Airbus A380’s future is assured with Emirates very close to signing an order with Rolls-Royce to deliver engines for the 36 additional A380s the Dubai-based carrier ordered in February says the airline’s President Sir Tim Clark.
“The deal is just about to be closed, it will be Rolls-Royce”, Sir Tim Clark confirmed in an exclusive interview to Airlineratings.com on the sideline of the APG aviation conference in Monte Carlo, Monaco.
This ends speculation that the whole deal might fall through as airline and engine manufacturers missed several deadlines for the decision on which engines to select.
The deadlines were supposed to secure planned delivery from 2020 onwards. So far Emirates had ordered Rolls-Royce engines for 52 of its A380s and Engine Alliance ones for 90 aircraft.
Sir Tim Clark also talked about the delays in the current A380 delivery schedule.
Media speculated this week that the carrier might not be ready to take on more at the moment as the airline faces a pilot shortage and reportedly has stored some A380s at Dubai World Central airport.
But Clark dismissed these conclusions. “We don’t control the delivery stream, Airbus does, it’s called production. Unfortunately, quite a few of the A380 deliveries have slipped and they are all compressed in the back end of the year in the next two months, so we are taking them now.”
There had been speculation that it was Emirates asking for a stretch in the deliveries. “It’s not us delaying anything, one of the aircraft coming now should have been delivered in February, we are talking about a compression, all of them should have been delivered last year and haven’t been”, said Tim Clark when asked by Airlineratings.com
With the current widespread engine troubles in the aviation industry, Clark had some critical remark
“Engine manufacturers were moving too quickly to try to meet specifications. When it came to innovation they did little and sat on their hands, they overpromised and what we see now is the result of that.”
Commenting on the current problems Airbus faces with the geared turbofan (GTF) Pure Power engines by Pratt & Whitney powering the A320neo, Clark said: “I’m not saying GTF is a failure, it should work, I am not altogether sure why it hasn’t worked, whether it’s a metallurgical thing or a simple design flaw I don’t know because we haven’t got them, it’s a real shame but I’m sure Pratt will get it right, they have to.”
He urged propulsion manufacturers to combine innovations found in the LEAP powering the 737 MAXs and the GTFs for A320neos and regional jets with those implemented in high-thrust engines for wide-bodies.

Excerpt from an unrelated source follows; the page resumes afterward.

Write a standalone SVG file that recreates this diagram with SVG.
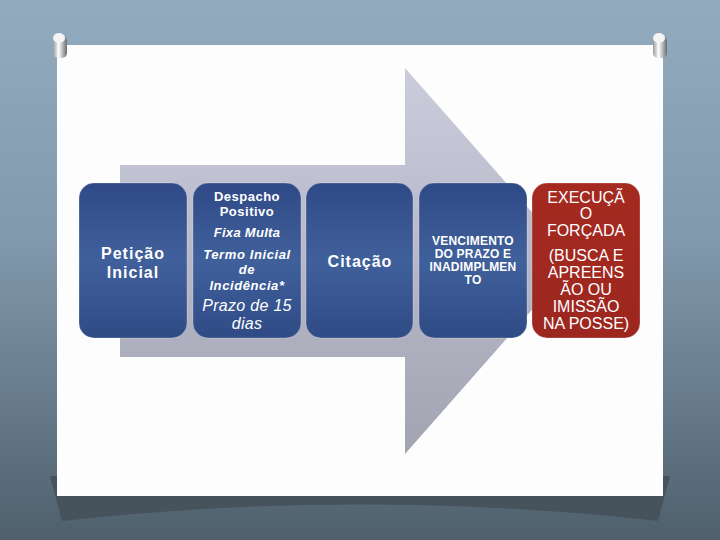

“You see the quantum movements in the technology of thrust and weight driven by the ability of the engine to work hotter and harder, using ceramic technology to keeping the hot sections in check, even that’s under development at the moment. It is not going to a stop where it is today, what I am looking for is seven or ten years out, when all this has been looked at and they come out with better engines, that is what will happen.”
For Emirates itself, he said the biggest challenge currently is higher fuel prices. “At the moment we got huge problems with the fuel price, which is really destroying value for us, it really hit our bottom line quite hard, we haven’t had a good first half year just because of fuel.”